In the year following this peak, prices decreased month-over-month 11 straight times. Now, however, the FAO's price index is starting to rise again. The organization reported that its April price index showed a modest uptick (0.6% over the previous month), as rising prices for food staples like meat, rice, and sugar outweighed the continued decline in the prices of food items in the cereal and dairy categories. For context, cereal grain prices dropped 20% in the past year, and dairy prices have subsided by 15%. Reuters notes that the overall food price index has decreased by 20% since its peak in 2022. 

However,  the April spike may be meaningful as FAO's top economist, Maximo Torero, is forecasting food prices are set to climb again. The trend in the price of rice, which too rose in April, is of particular concern. 

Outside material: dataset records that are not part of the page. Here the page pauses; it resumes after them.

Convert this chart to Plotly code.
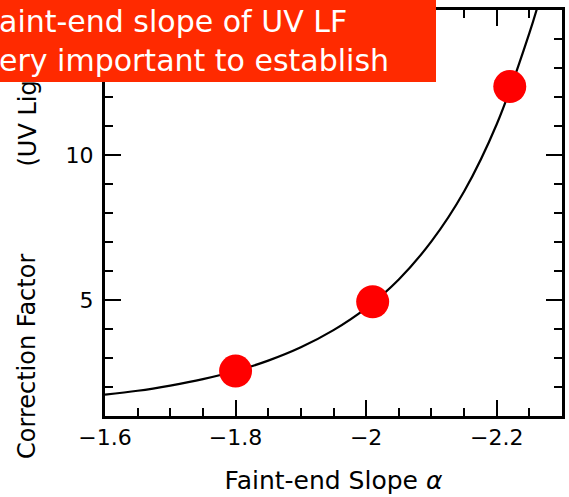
import plotly.graph_objects as go

# Measured correction factors at three faint-end slopes
alpha_pts = [-1.80, -2.01, -2.22]
cf_pts = [2.55, 4.94, 12.36]

# Model curve: correction factor as a function of faint-end slope
alpha_curve = [-1.60, -1.65, -1.70, -1.75, -1.80, -1.85, -1.90, -1.95,
               -2.00, -2.05, -2.10, -2.15, -2.20, -2.25, -2.27]
cf_curve = [1.74, 1.87, 2.05, 2.27, 2.55, 2.91, 3.37, 3.96,
            4.72, 5.71, 7.02, 8.74, 11.06, 14.2, 15.7]

x_title = "Faint-end Slope <i>α</i>"
y_title_main = "Correction Factor"
y_title_unit = "(UV Light)"
banner_lines = ["aint-end slope of UV LF", "ery important to establish"]

W, H = 569, 497
L, R, T, B = 105, 4, 10, 81
plot_w = W - L - R
plot_h = H - T - B

AXFONT = "DejaVu Sans"
BANNER_FONT = "DejaVu Sans"


def px_x(px):
    """Page x pixel -> paper coordinate."""
    return (px - L) / plot_w


def px_y(py):
    """Page y pixel (from top) -> paper coordinate."""
    return (H - B - py) / plot_h


fig = go.Figure()

fig.add_trace(go.Scatter(
    x=alpha_curve, y=cf_curve, mode="lines",
    line=dict(color="black", width=2.2, shape="spline", smoothing=1.0),
    hoverinfo="skip", showlegend=False,
))

fig.add_trace(go.Scatter(
    x=alpha_pts, y=cf_pts, mode="markers",
    marker=dict(color="#FF0000", size=33, line=dict(width=0)),
    showlegend=False, cliponaxis=False,
))

tick_common = dict(
    showgrid=False, zeroline=False,
    showline=True, linecolor="black", linewidth=3,
    mirror="ticks", ticks="inside", ticklen=16, tickwidth=2, tickcolor="black",
    tickfont=dict(family=AXFONT, size=22, color="black"),
)

fig.update_xaxes(
    range=[-1.6, -2.3], autorange=False,
    tick0=0, dtick=0.2,
    minor=dict(dtick=0.05, ticks="inside", ticklen=8, tickwidth=2, tickcolor="black"),
    title=dict(text=x_title, font=dict(family=AXFONT, size=25, color="black"), standoff=23),
    **tick_common,
)
fig.update_yaxes(
    range=[1, 15], autorange=False,
    tick0=0, dtick=5,
    minor=dict(dtick=1, ticks="inside", ticklen=8, tickwidth=2, tickcolor="black"),
    ticklabelstandoff=4,
    **tick_common,
)

# Vertical axis label, in two pieces (drawn before the banner so it sits underneath)
fig.add_annotation(
    text=y_title_main, textangle=-90,
    xref="paper", yref="paper",
    x=px_x(27), xanchor="center",
    y=px_y(461), yanchor="bottom",
    showarrow=False,
    font=dict(family=AXFONT, size=24, color="black"),
)
fig.add_annotation(
    text=y_title_unit, textangle=-90,
    xref="paper", yref="paper",
    x=px_x(27), xanchor="center",
    y=px_y(169), yanchor="bottom",
    showarrow=False,
    font=dict(family=AXFONT, size=24, color="black"),
)

# Red headline banner in the top-left corner
fig.add_annotation(
    text="<br>".join(banner_lines),
    xref="paper", yref="paper",
    x=px_x(-2), xanchor="left",
    y=px_y(0), yanchor="top",
    width=437, height=82, align="left", valign="middle",
    bgcolor="#FF2A00", borderpad=0, borderwidth=0,
    showarrow=False,
    font=dict(family=BANNER_FONT, size=30, color="white"),
)

fig.update_layout(
    width=W, height=H,
    margin=dict(l=L, r=R, t=T, b=B, pad=0),
    paper_bgcolor="white", plot_bgcolor="white",
    showlegend=False,
)

fig.write_html("out.html")
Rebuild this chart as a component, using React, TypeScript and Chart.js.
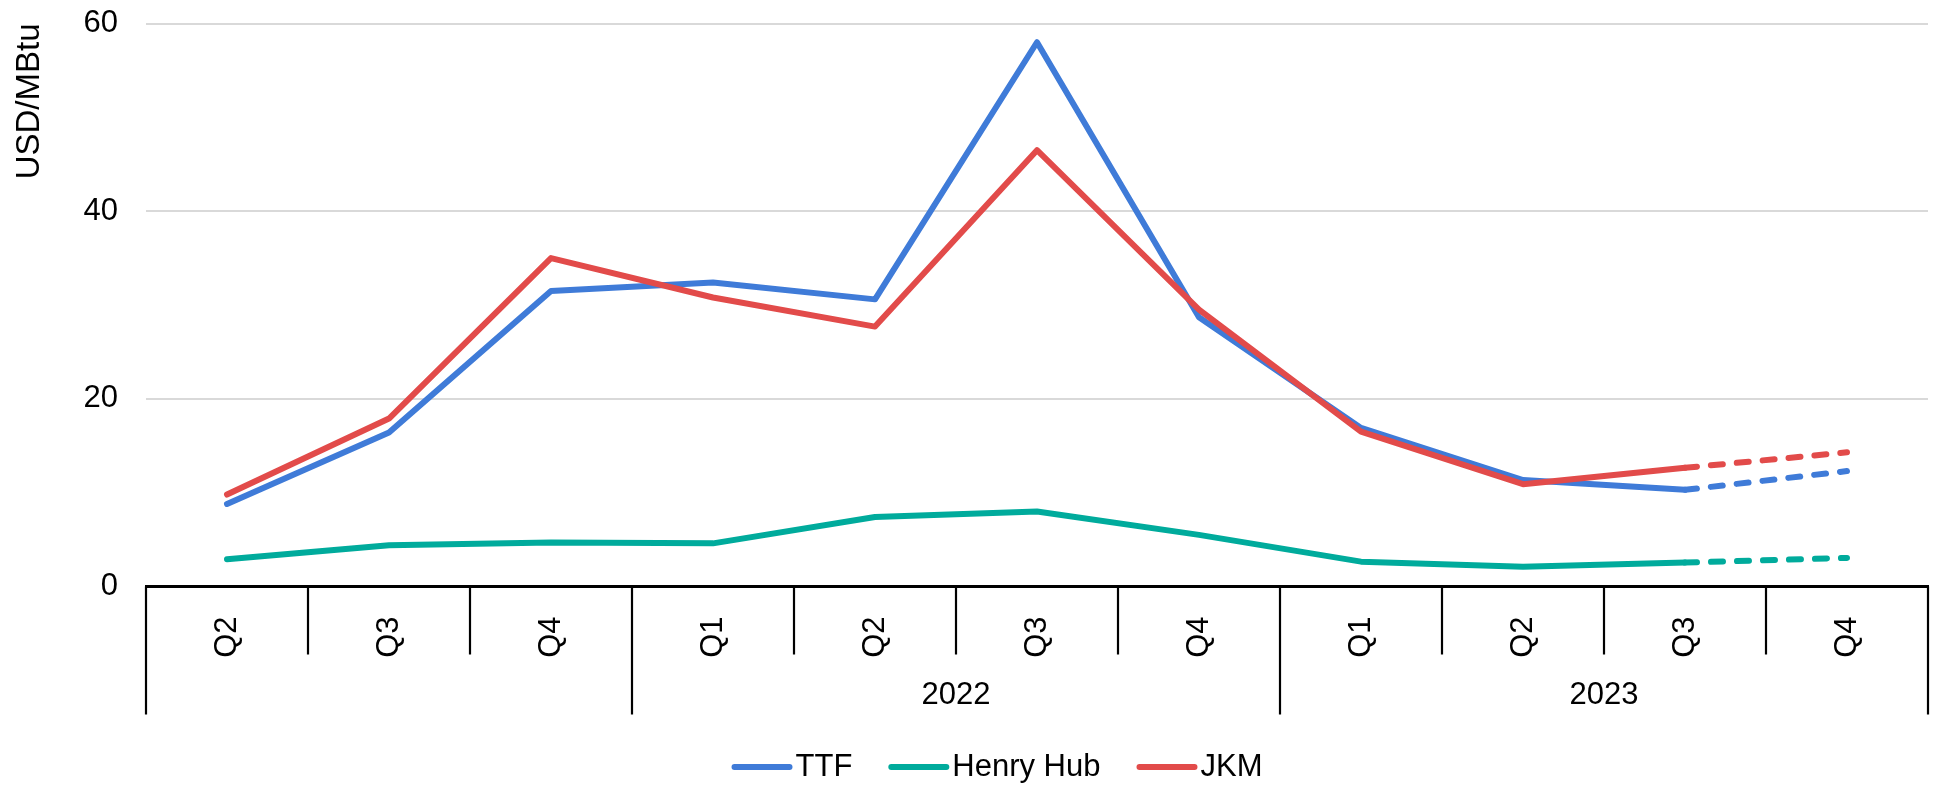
import React, { useEffect, useRef } from 'react';
import { Chart, registerables } from 'chart.js';

Chart.register(...registerables);

// ---- Data ----
const quarterLabels = ['Q2', 'Q3', 'Q4', 'Q1', 'Q2', 'Q3', 'Q4', 'Q1', 'Q2', 'Q3', 'Q4'];
const yearLabels = ['', '2022', '2023'];
const yearGroupSizes = [3, 4, 4];

const ttf = [8.8, 16.4, 31.5, 32.4, 30.6, 58.0, 28.7, 16.9, 11.35, 10.3, 12.3];
const henryHub = [2.9, 4.4, 4.7, 4.6, 7.4, 8.0, 5.5, 2.65, 2.1, 2.55, 3.05];
const jkm = [9.8, 17.9, 35.0, 30.8, 27.7, 46.5, 29.5, 16.5, 10.9, 12.65, 14.3];

const forecastFrom = 9; // segments after this index are projections (dashed)
const yTicks = [0, 20, 40, 60];

const seriesNames = ['TTF', 'Henry Hub', 'JKM'];
const seriesColors = ['#3f7bd8', '#00ab9c', '#e24b4a'];
const yTitle = 'USD/MBtu';

const FONT = '"Liberation Sans", Arial, Helvetica, sans-serif';

const xDecorPlugin = {
  id: 'xDecor',
  afterDraw(chart: any) {
    const { ctx, chartArea } = chart;
    const x = chart.scales.x;
    const n = quarterLabels.length;
    const half = (x.getPixelForValue(1) - x.getPixelForValue(0)) / 2;
    const bottom = chartArea.bottom;

    // group boundary indices
    const boundaries: number[] = [0];
    let acc = 0;
    yearGroupSizes.forEach((s) => {
      acc += s;
      boundaries.push(acc);
    });

    ctx.save();
    ctx.strokeStyle = '#000';
    ctx.lineWidth = 2.2;
    for (let i = 0; i <= n; i++) {
      const px = i < n ? x.getPixelForValue(i) - half : x.getPixelForValue(n - 1) + half;
      const len = boundaries.includes(i) ? 128 : 68;
      ctx.beginPath();
      ctx.moveTo(px, bottom);
      ctx.lineTo(px, bottom + len);
      ctx.stroke();
    }

    // year labels
    ctx.font = `31px ${FONT}`;
    ctx.fillStyle = '#000';
    ctx.textAlign = 'center';
    ctx.textBaseline = 'middle';
    let start = 0;
    yearGroupSizes.forEach((size, g) => {
      const end = start + size - 1;
      const cx = (x.getPixelForValue(start) + x.getPixelForValue(end)) / 2;
      if (yearLabels[g]) ctx.fillText(yearLabels[g], cx, bottom + 109);
      start += size;
    });

    // legend
    const lineLen = 61;
    const textGap = 3;
    const itemGap = 36;
    ctx.textAlign = 'left';
    const widths = seriesNames.map((s) => lineLen + textGap + ctx.measureText(s).width);
    const total = widths.reduce((a, b) => a + b, 0) + itemGap * (seriesNames.length - 1);
    const centerX = chart.width / 2 + 29;
    const ly = chart.height - 18;
    let lx = centerX - total / 2;
    seriesNames.forEach((name, i) => {
      ctx.strokeStyle = seriesColors[i];
      ctx.lineWidth = 6;
      ctx.lineCap = 'round';
      ctx.beginPath();
      ctx.moveTo(lx + 3, ly);
      ctx.lineTo(lx + lineLen - 3, ly);
      ctx.stroke();
      ctx.fillStyle = '#000';
      ctx.fillText(name, lx + lineLen + textGap, ly);
      lx += widths[i] + itemGap;
    });
    ctx.restore();
  },
};

export default function App() {
  const canvasRef = useRef<HTMLCanvasElement | null>(null);

  useEffect(() => {
    if (!canvasRef.current) return;
    const seriesData = [ttf, henryHub, jkm];
    const orders = [1, 2, 0];
    const chart = new Chart(canvasRef.current, {
      type: 'line',
      data: {
        labels: quarterLabels,
        datasets: seriesNames.map((name, i) => ({
          label: name,
          data: seriesData[i],
          borderColor: seriesColors[i],
          backgroundColor: seriesColors[i],
          borderWidth: 6,
          pointRadius: 0,
          pointHoverRadius: 0,
          tension: 0,
          fill: false,
          order: orders[i],
          borderCapStyle: 'round',
          borderJoinStyle: 'round',
          segment: {
            borderDash: (c: any) => (c.p0DataIndex >= forecastFrom ? [12, 14] : undefined),
          },
        })),
      },
      options: {
        responsive: false,
        animation: false,
        layout: { padding: { top: 23.5, right: 8, bottom: 70.5, left: 0 } },
        plugins: {
          legend: { display: false },
          tooltip: { enabled: false },
        },
        scales: {
          x: {
            type: 'category',
            offset: true,
            grid: { display: false },
            border: { display: true, color: '#000', width: 3 },
            ticks: {
              autoSkip: false,
              minRotation: 90,
              maxRotation: 90,
              padding: 22,
              color: '#000',
              font: { family: FONT, size: 31 },
            },
            afterFit: (scale: any) => {
              scale.height = 128;
            },
          },
          y: {
            min: 0,
            max: 60,
            afterBuildTicks: (scale: any) => {
              scale.ticks = yTicks.map((v) => ({ value: v }));
            },
            grid: { color: '#d9d9d9', lineWidth: 2, drawTicks: false },
            border: { display: false },
            ticks: {
              padding: 28,
              color: '#000',
              font: { family: FONT, size: 31 },
            },
            title: {
              display: true,
              text: yTitle,
              align: 'end',
              color: '#000',
              font: { family: FONT, size: 33 },
              padding: { top: 10, bottom: 0 },
            },
            afterFit: (scale: any) => {
              scale.width = 146;
              scale.paddingTop = 0;
              scale.paddingBottom = 0;
            },
          },
        },
      },
      plugins: [xDecorPlugin],
    } as any);
    return () => chart.destroy();
  }, []);

  return (
    <div style={{ position: 'absolute', left: 0, top: 0, width: 1936, height: 785, background: '#fff' }}>
      <canvas ref={canvasRef} width={1936} height={785} style={{ display: 'block' }} />
    </div>
  );
}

Why the rise in rice prices is worrying

Of the nearly 8 billion people currently inhabiting our planet, over 3.5 billion depend on rice as a staple food source. So any rise in prices can contribute to food insecurity on a large scale, particularly in Asia, which accounts for an overwhelming percentage of worldwide consumption. CNBC reports that several factors are feeding into the rise in rice prices, but the most important one is the expected shortage of rice production this year. Rice yields are down due to weather issues in China and Pakistan, leading to higher demand-driven prices.

"The increase in rice prices is extremely worrisome, and it is essential that the Black Sea initiative is renewed to avoid any other spikes in wheat and maize," FAO economist Torero told Reuters. The War in Ukraine has also contributed to rising rice prices, per CNBC. The United Nations-sponsored initiative, meanwhile, has attempted to overcome the attendant supply chain disruptions to deliver food from the Black Sea region to nations around the world that depend on it. According to the U.N. Conference on Trade and Development, the initiative has been renewed for 2023.

The biggest price surge in the FAO's April food price index, however, was logged by sugar. Sugar prices were up more than 17% over the previous month and have reached a level not seen since 2011. As with rice, decreased availability due to lower crop yields is the primary reason for the rise in prices.